The German soldiers were now on average six years older than their Allied counterparts. Hitler’s forces were mainly provided with unreliable captured equipment and lacked motorized transport. The defeat of Germany during World War II led to the French occupation of parts of western Germany, and Berlin in East Germany. In the 1950s, the French and West Germans launched a new period of Franco-German cooperation, which ultimately led to the formation of the European Union. The “1950 Schuman Declaration,” which led to the creation of the European Union’s predecessor, the European Coal and Steel Community, had sought to render the prospect of war between France and Germany ‘not only unthinkable but materially impossible.’ In 1963, the “Elysee Treaty” of friendship was signed by French President Charles de Gaulle and German Chancellor Konrad in Paris.

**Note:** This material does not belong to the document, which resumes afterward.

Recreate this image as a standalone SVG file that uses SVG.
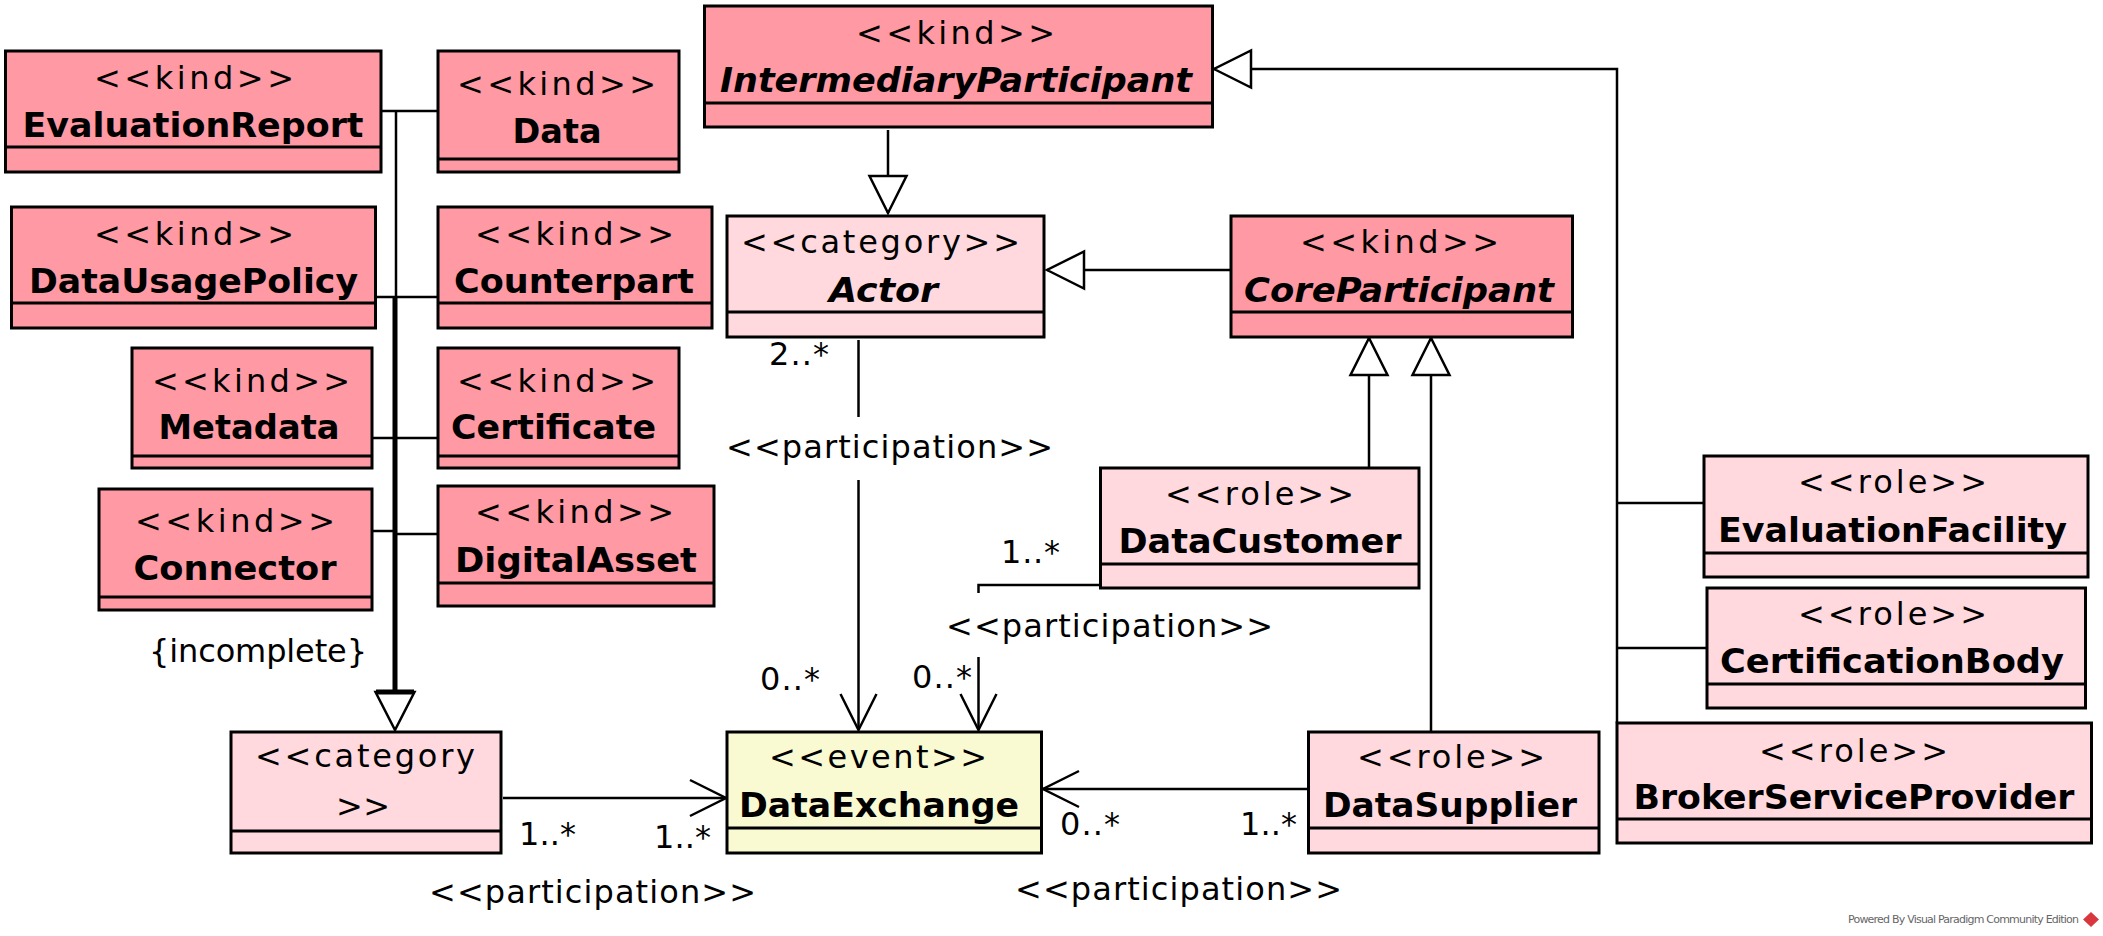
<svg xmlns="http://www.w3.org/2000/svg" width="2103" height="936" viewBox="0 0 2103 936">
<style>
.box{stroke:#000;stroke-width:3}
.kind{fill:#FF99A3}
.role{fill:#FFD9DE}
.event{fill:#FAFAD2}
.dv{stroke:#000;stroke-width:3}
text{font-family:"DejaVu Sans","Liberation Sans",sans-serif;fill:#000}
.st{font-size:32px;text-anchor:middle}
.nm{font-size:34px;font-weight:bold;text-anchor:middle}
.it{font-style:italic}
.lb{font-size:32px}
.c{stroke:#000;stroke-width:2.5;fill:none}
.thick{stroke:#000;stroke-width:5;fill:none}
.tri{fill:#fff;stroke:#000;stroke-width:2.5}
.pw{font-size:11px;fill:#666}
</style>
<defs>
<marker id="open" markerUnits="userSpaceOnUse" viewBox="-40 -22 44 44" markerWidth="44" markerHeight="44" refX="0" refY="0" orient="auto" overflow="visible">
<path d="M-36,-18 L0,0 L-36,18" fill="none" stroke="#000" stroke-width="2.5"/>
</marker>
<marker id="gen" markerUnits="userSpaceOnUse" viewBox="-40 -22 44 44" markerWidth="44" markerHeight="44" refX="0" refY="0" orient="auto" overflow="visible">
<path d="M0,0 L-37,-18.5 L-37,18.5 Z" class="tri"/>
</marker>
</defs>
<rect width="2103" height="936" fill="#fff"/>

<g id="connectors">
<!-- generalization set {incomplete} -->
<line class="c" x1="381" y1="111" x2="438" y2="111"/>
<line class="c" x1="376" y1="297" x2="438" y2="297"/>
<line class="c" x1="372" y1="438" x2="438" y2="438"/>
<line class="c" x1="372" y1="531" x2="396" y2="531"/>
<line class="c" x1="395" y1="534" x2="438" y2="534"/>
<line class="c" x1="396" y1="111" x2="396" y2="297"/>
<line class="thick" x1="395" y1="297" x2="395" y2="692"/>
<path class="tri" d="M375.5,692 L414.5,692 L395,730 Z"/>
<line class="thick" x1="376" y1="692" x2="414" y2="692"/>
<text class="lb" x="149" y="662" textLength="218">{incomplete}</text>

<!-- IntermediaryParticipant -> Actor -->
<line class="c" x1="888" y1="130" x2="888" y2="213" marker-end="url(#gen)"/>
<!-- CoreParticipant -> Actor -->
<line class="c" x1="1231" y1="270" x2="1047" y2="270" marker-end="url(#gen)"/>
<!-- DataCustomer -> CoreParticipant -->
<line class="c" x1="1369" y1="468" x2="1369" y2="338" marker-end="url(#gen)"/>
<!-- DataSupplier -> CoreParticipant -->
<line class="c" x1="1431" y1="732" x2="1431" y2="338" marker-end="url(#gen)"/>
<!-- roles -> IntermediaryParticipant -->
<path class="c" d="M1617,723 L1617,69 L1214,69" marker-end="url(#gen)"/>
<line class="c" x1="1617" y1="503" x2="1704" y2="503"/>
<line class="c" x1="1617" y1="648" x2="1707" y2="648"/>

<!-- Actor -> DataExchange participation -->
<line class="c" x1="858.5" y1="340" x2="858.5" y2="417"/>
<line class="c" x1="858.5" y1="480" x2="858.5" y2="730" marker-end="url(#open)"/>
<text class="lb" x="769" y="365" textLength="60">2..*</text>
<text class="lb" x="726" y="458" textLength="327">&lt;&lt;participation&gt;&gt;</text>
<text class="lb" x="760" y="690" textLength="60">0..*</text>

<!-- DataCustomer -> DataExchange participation -->
<polyline class="c" points="1100,585 978.5,585 978.5,593"/>
<line class="c" x1="978.5" y1="657" x2="978.5" y2="730" marker-end="url(#open)"/>
<text class="lb" x="1001" y="563" textLength="59">1..*</text>
<text class="lb" x="946" y="637" textLength="327">&lt;&lt;participation&gt;&gt;</text>
<text class="lb" x="912" y="688" textLength="60">0..*</text>

<!-- DataSupplier -> DataExchange participation -->
<line class="c" x1="1307" y1="789" x2="1043" y2="789" marker-end="url(#open)"/>
<text class="lb" x="1060" y="835" textLength="60">0..*</text>
<text class="lb" x="1240" y="835" textLength="57">1..*</text>
<text class="lb" x="1015" y="900" textLength="327">&lt;&lt;participation&gt;&gt;</text>

<!-- category -> DataExchange participation -->
<line class="c" x1="503" y1="798" x2="726" y2="798" marker-end="url(#open)"/>
<text class="lb" x="519" y="845" textLength="57">1..*</text>
<text class="lb" x="654" y="848" textLength="57">1..*</text>
<text class="lb" x="429" y="903" textLength="327">&lt;&lt;participation&gt;&gt;</text>
</g>

<g id="EvaluationReport">
<rect class="box kind" x="5.5" y="51" width="375.5" height="121"/>
<line class="dv" x1="5.5" y1="147" x2="381" y2="147"/>
<text class="st" x="194" y="89" textLength="200">&lt;&lt;kind&gt;&gt;</text>
<text class="nm" x="193" y="137" textLength="341" lengthAdjust="spacingAndGlyphs">EvaluationReport</text>
</g>
<g id="Data">
<rect class="box kind" x="438" y="51" width="241" height="121"/>
<line class="dv" x1="438" y1="159" x2="679" y2="159"/>
<text class="st" x="556.5" y="95" textLength="199">&lt;&lt;kind&gt;&gt;</text>
<text class="nm" x="557" y="143" textLength="89" lengthAdjust="spacingAndGlyphs">Data</text>
</g>
<g id="DataUsagePolicy">
<rect class="box kind" x="11.5" y="207" width="364" height="121"/>
<line class="dv" x1="11.5" y1="303" x2="375.5" y2="303"/>
<text class="st" x="194" y="245" textLength="200">&lt;&lt;kind&gt;&gt;</text>
<text class="nm" x="193.5" y="293" textLength="329" lengthAdjust="spacingAndGlyphs">DataUsagePolicy</text>
</g>
<g id="Counterpart">
<rect class="box kind" x="438" y="207" width="274" height="121"/>
<line class="dv" x1="438" y1="303" x2="712" y2="303"/>
<text class="st" x="574.5" y="245" textLength="199">&lt;&lt;kind&gt;&gt;</text>
<text class="nm" x="574" y="293" textLength="240" lengthAdjust="spacingAndGlyphs">Counterpart</text>
</g>
<g id="Metadata">
<rect class="box kind" x="132" y="348" width="240" height="120"/>
<line class="dv" x1="132" y1="456" x2="372" y2="456"/>
<text class="st" x="251" y="392" textLength="198">&lt;&lt;kind&gt;&gt;</text>
<text class="nm" x="249" y="439" textLength="181" lengthAdjust="spacingAndGlyphs">Metadata</text>
</g>
<g id="Certificate">
<rect class="box kind" x="438" y="348" width="241" height="120"/>
<line class="dv" x1="438" y1="456" x2="679" y2="456"/>
<text class="st" x="556.5" y="392" textLength="199">&lt;&lt;kind&gt;&gt;</text>
<text class="nm" x="553.5" y="439" textLength="205" lengthAdjust="spacingAndGlyphs">Certificate</text>
</g>
<g id="Connector">
<rect class="box kind" x="99" y="489" width="273" height="121"/>
<line class="dv" x1="99" y1="597" x2="372" y2="597"/>
<text class="st" x="235" y="532" textLength="200">&lt;&lt;kind&gt;&gt;</text>
<text class="nm" x="235" y="580" textLength="203" lengthAdjust="spacingAndGlyphs">Connector</text>
</g>
<g id="DigitalAsset">
<rect class="box kind" x="438" y="486" width="276" height="120"/>
<line class="dv" x1="438" y1="583" x2="714" y2="583"/>
<text class="st" x="574.5" y="523" textLength="199">&lt;&lt;kind&gt;&gt;</text>
<text class="nm" x="576" y="572" textLength="242" lengthAdjust="spacingAndGlyphs">DigitalAsset</text>
</g>
<g id="Category">
<rect class="box role" x="231" y="732" width="270" height="121"/>
<line class="dv" x1="231" y1="831" x2="501" y2="831"/>
<text class="st" x="365" y="767" textLength="220">&lt;&lt;category</text>
<text class="st" x="363" y="817" textLength="54">&gt;&gt;</text>
</g>
<g id="IntermediaryParticipant">
<rect class="box kind" x="704.5" y="6" width="508" height="121"/>
<line class="dv" x1="704.5" y1="103" x2="1212.5" y2="103"/>
<text class="st" x="955.5" y="44" textLength="199">&lt;&lt;kind&gt;&gt;</text>
<text class="nm it" x="956" y="92" textLength="472" lengthAdjust="spacingAndGlyphs">IntermediaryParticipant</text>
</g>
<g id="Actor">
<rect class="box role" x="727" y="216" width="317" height="121"/>
<line class="dv" x1="727" y1="312" x2="1044" y2="312"/>
<text class="st" x="880.5" y="253" textLength="279">&lt;&lt;category&gt;&gt;</text>
<text class="nm it" x="883.5" y="302" textLength="109" lengthAdjust="spacingAndGlyphs">Actor</text>
</g>
<g id="CoreParticipant">
<rect class="box kind" x="1231" y="216" width="341.5" height="121"/>
<line class="dv" x1="1231" y1="312" x2="1572.5" y2="312"/>
<text class="st" x="1399.5" y="253" textLength="199">&lt;&lt;kind&gt;&gt;</text>
<text class="nm it" x="1399" y="302" textLength="310" lengthAdjust="spacingAndGlyphs">CoreParticipant</text>
</g>
<g id="DataCustomer">
<rect class="box role" x="1100.5" y="468" width="318.5" height="120"/>
<line class="dv" x1="1100.5" y1="564" x2="1419" y2="564"/>
<text class="st" x="1259.5" y="505" textLength="189">&lt;&lt;role&gt;&gt;</text>
<text class="nm" x="1260" y="553" textLength="283" lengthAdjust="spacingAndGlyphs">DataCustomer</text>
</g>
<g id="DataExchange">
<rect class="box event" x="727" y="732" width="314.5" height="121"/>
<line class="dv" x1="727" y1="828" x2="1041.5" y2="828"/>
<text class="st" x="878" y="768" textLength="218">&lt;&lt;event&gt;&gt;</text>
<text class="nm" x="879" y="817" textLength="280" lengthAdjust="spacingAndGlyphs">DataExchange</text>
</g>
<g id="DataSupplier">
<rect class="box role" x="1308.5" y="732" width="290.5" height="121"/>
<line class="dv" x1="1308.5" y1="828" x2="1599" y2="828"/>
<text class="st" x="1451" y="768" textLength="188">&lt;&lt;role&gt;&gt;</text>
<text class="nm" x="1450" y="817" textLength="254" lengthAdjust="spacingAndGlyphs">DataSupplier</text>
</g>
<g id="EvaluationFacility">
<rect class="box role" x="1704" y="456" width="384" height="121"/>
<line class="dv" x1="1704" y1="553" x2="2088" y2="553"/>
<text class="st" x="1892.5" y="493" textLength="189">&lt;&lt;role&gt;&gt;</text>
<text class="nm" x="1892.5" y="542" textLength="349" lengthAdjust="spacingAndGlyphs">EvaluationFacility</text>
</g>
<g id="CertificationBody">
<rect class="box role" x="1707" y="588" width="378.5" height="120"/>
<line class="dv" x1="1707" y1="684" x2="2085.5" y2="684"/>
<text class="st" x="1892.5" y="625" textLength="189">&lt;&lt;role&gt;&gt;</text>
<text class="nm" x="1892" y="673" textLength="344" lengthAdjust="spacingAndGlyphs">CertificationBody</text>
</g>
<g id="BrokerServiceProvider">
<rect class="box role" x="1617" y="723" width="474.5" height="120"/>
<line class="dv" x1="1617" y1="819" x2="2091.5" y2="819"/>
<text class="st" x="1853.5" y="762" textLength="189">&lt;&lt;role&gt;&gt;</text>
<text class="nm" x="1854" y="809" textLength="441" lengthAdjust="spacingAndGlyphs">BrokerServiceProvider</text>
</g>

<g id="footer">
<text class="pw" x="1848" y="923" textLength="231">Powered By Visual Paradigm Community Edition</text>
<path d="M2091,912 L2099,919.5 L2091,927 L2083,919.5 Z" fill="#D9363E"/>
</g>
</svg>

With the signing of this treaty, Germany and France established a new foundation for relations that ended centuries of rivalry. On January 22, 2013, French President Francois Hollande and German Chancellor Angela Merkel had gathered in Berlin to celebrate the 50th anniversary of the signing of the “Elysee Treaty.” In August 2014, the-then French President Francois Hollande and his German counterpart, President Joachim Gauck, had together marked the centenary of Germany’s declaration of war on France by laying the first stone of a memorial for French and German soldiers killed in World War I.

(References: Eminent German media house “Spiegel Online” and France 24, a French state-owned international news and current affairs television network based in Paris)

Since then, France and Germany (West Germany between 1949 and 1990) have cooperated in the running of the European Union and have shared ideas pertaining to foreign-policy matters. For example, they had jointly opposed the American invasion of Iraq in 2003. The cooperation between the two countries is immense and intimate. They are sometimes described as the “twin engine” or “core countries” pushing for moves. The March 2013 European Union Centre in Singapore’s report titled: “The 50 years of the ‘twin engine,’ Franco-German reconciliation, European integration and reflections for Asia,” had stated: “Amid the pomp, the current difficulties between the two leaders and their countries were momentarily forgotten – the differing strategies between the socialist Hollande and the pro-austerity Merkel in solving the euro zone debt crises, and France’s unilateral action in Mali, which put Germany in a bind with regard to its own military contribution.”

The report had noted: “Over 60 years later, the EU was awarded the Nobel Peace Prize for the ‘advancement of peace and reconciliation, democracy and human rights in Europe’, and the Norwegian Nobel Committee noted that the war between Germany and France was unthinkable indeed.” The European Union Centre in Singapore’s report had maintained: “It is all too easy to forget the importance of Franco- German reconciliation. The common charge is that those generations of French and German citizens born after World War II take the peace between their countries for granted.” Imran Khan could have cited a few more examples where estranged countries are doing a lot of business despite often pointing guns and arrows at each other. For example, the current two-way trade volume between the United States and China rests at around $635 billion, the Russia-United States bilateral trade quantum stands at $21 billion at present, the total Indo-China business stands at $ 73 billion, the trade volume between China and Japan was $23.36 billion in 2017, Denmark and Sweden have fought 11 bloody wars between 1521 and 1814 and are great friends today, and then the United Kingdom and France have nourished enmity for almost 950 years since September 1066, but have kept economy separate from politics.